Basically, geographic table is a typical table of rows and columns where one of the columns stores geographic information. This column stores the geometry that describes how that sample (row) is going to be represented in a map along with latitude and longitude.

In cartography, it was set that every thing can be mapped using 3 geometries: point, line, polygon.
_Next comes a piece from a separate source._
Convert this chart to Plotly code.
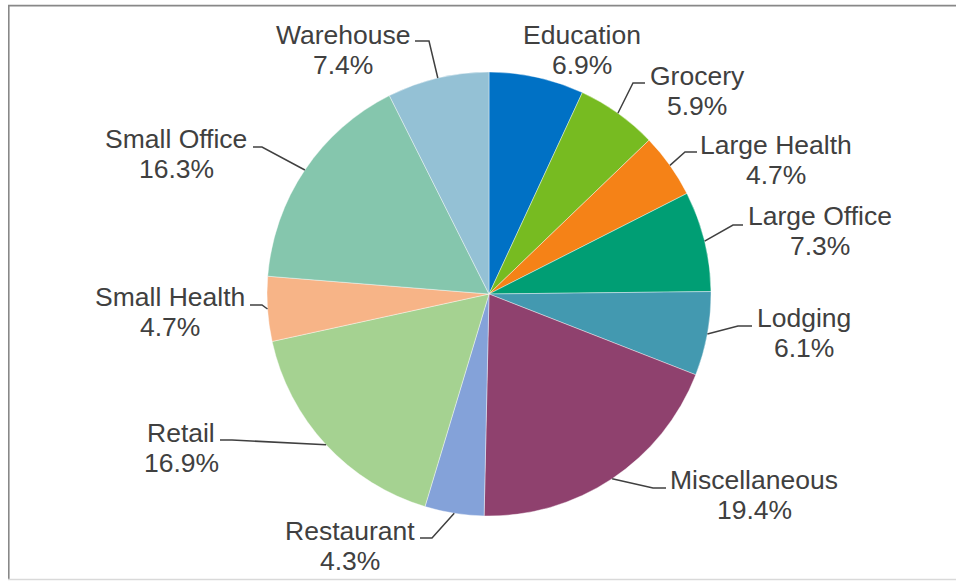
import math
import plotly.graph_objects as go

# Building types and their share of the total (%)
categories = ["Education", "Grocery", "Large Health", "Large Office", "Lodging",
              "Miscellaneous", "Restaurant", "Retail", "Small Health",
              "Small Office", "Warehouse"]
shares = [6.9, 5.9, 4.7, 7.3, 6.1, 19.4, 4.3, 16.9, 4.7, 16.3, 7.4]
colors = ["#0071C5", "#77BB21", "#F58217", "#009E74", "#4399B0", "#8F416E",
          "#84A2D9", "#A5D291", "#F7B487", "#85C6AD", "#94C1D5"]

W, H = 956, 581
PIE_CX, PIE_CY, PIE_R = 489, 294, 222  # pie centre and radius in pixels

# Label layout: (text centre x, first-line centre y, attach point, elbow point) in pixels
label_layout = {
    "Education":     (582, 35,  None, None),
    "Grocery":       (697, 76,  (645, 83),  (633, 83)),
    "Large Health":  (776, 145, (697, 152), (685, 152)),
    "Large Office":  (820, 216, (743, 225), (733, 225)),
    "Lodging":       (804, 318, (752, 326), (738, 326)),
    "Miscellaneous": (754, 480, (666, 488), (653, 488)),
    "Restaurant":    (350, 531, (420, 538), (432, 538)),
    "Retail":        (181, 433, (220, 440), (232, 440)),
    "Small Health":  (170, 297, (250, 305), (262, 305)),
    "Small Office":  (176, 139, (253, 147), (262, 147)),
    "Warehouse":     (343, 35,  (415, 41),  (429, 41)),
}
LINE_GAP = 30
TEXT_COLOR = "#404040"
FONT = "Liberation Sans, Arial, sans-serif"
FONT_SIZE = 26.5


def px(x):
    return x / W


def py(y):
    return 1 - y / H


fig = go.Figure(go.Pie(
    labels=categories,
    values=shares,
    marker=dict(colors=colors, line=dict(color="white", width=0.4)),
    sort=False,
    direction="clockwise",
    rotation=0,
    textinfo="none",
    hoverinfo="label+percent",
    showlegend=False,
    domain=dict(x=[px(PIE_CX - PIE_R), px(PIE_CX + PIE_R)],
                y=[py(PIE_CY + PIE_R), py(PIE_CY - PIE_R)]),
))

annotations = []
shapes = []
total = sum(shares)
cum = 0.0
for name, val in zip(categories, shares):
    mid = (cum + val / 2) / total * 2 * math.pi
    cum += val
    tx, ty, attach, elbow = label_layout[name]
    annotations.append(dict(x=px(tx), y=py(ty), xref="paper", yref="paper",
                            text=name, showarrow=False, xanchor="center", yanchor="middle",
                            font=dict(family=FONT, size=FONT_SIZE, color=TEXT_COLOR)))
    annotations.append(dict(x=px(tx), y=py(ty + LINE_GAP), xref="paper", yref="paper",
                            text=f"{val:.1f}%", showarrow=False, xanchor="center", yanchor="middle",
                            font=dict(family=FONT, size=FONT_SIZE, color=TEXT_COLOR)))
    if attach is None:
        continue
    ex = PIE_CX + PIE_R * math.sin(mid)
    ey = PIE_CY - PIE_R * math.cos(mid)
    path = (f"M {px(attach[0])},{py(attach[1])} L {px(elbow[0])},{py(elbow[1])} "
            f"L {px(ex)},{py(ey)}")
    shapes.append(dict(type="path", path=path, xref="paper", yref="paper",
                       line=dict(color=TEXT_COLOR, width=1.5)))

# Chart frame
shapes.append(dict(type="line", xref="paper", yref="paper",
                   x0=px(8.8), x1=px(8.8), y0=py(5.5), y1=py(579.5),
                   line=dict(color="#888888", width=1.6)))
shapes.append(dict(type="line", xref="paper", yref="paper",
                   x0=px(8), x1=px(960), y0=py(5.6), y1=py(5.6),
                   line=dict(color="#888888", width=1.6)))
shapes.append(dict(type="line", xref="paper", yref="paper",
                   x0=px(8), x1=px(960), y0=py(579.5), y1=py(579.5),
                   line=dict(color="#D9D9D9", width=1.5)))

fig.update_layout(
    width=W, height=H,
    margin=dict(l=0, r=0, t=0, b=0),
    paper_bgcolor="white",
    plot_bgcolor="white",
    annotations=annotations,
    shapes=shapes,
)

fig.write_html("out.html")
The image below show how these 3 geometries are used to map the world.

Image from google maps from the Savassi borough in Belo Horizonte city in Brazil.
  • Points: McDonald’s, Royal Golden Hotel Savassi, Supermernosso Funcionários, etc.
  • Lines: Mainly the streets.
  • Polygon: The suface/area that is inside the red line, delimiting the Savassi borough.

Each of these 3 geometries have a Multi variant that indicate a collection of multiple geometries of the same type.

So, when we use geographic table, this additional column will describe if the sample is represented as a point, line or polygon with their respective latitude and longitude.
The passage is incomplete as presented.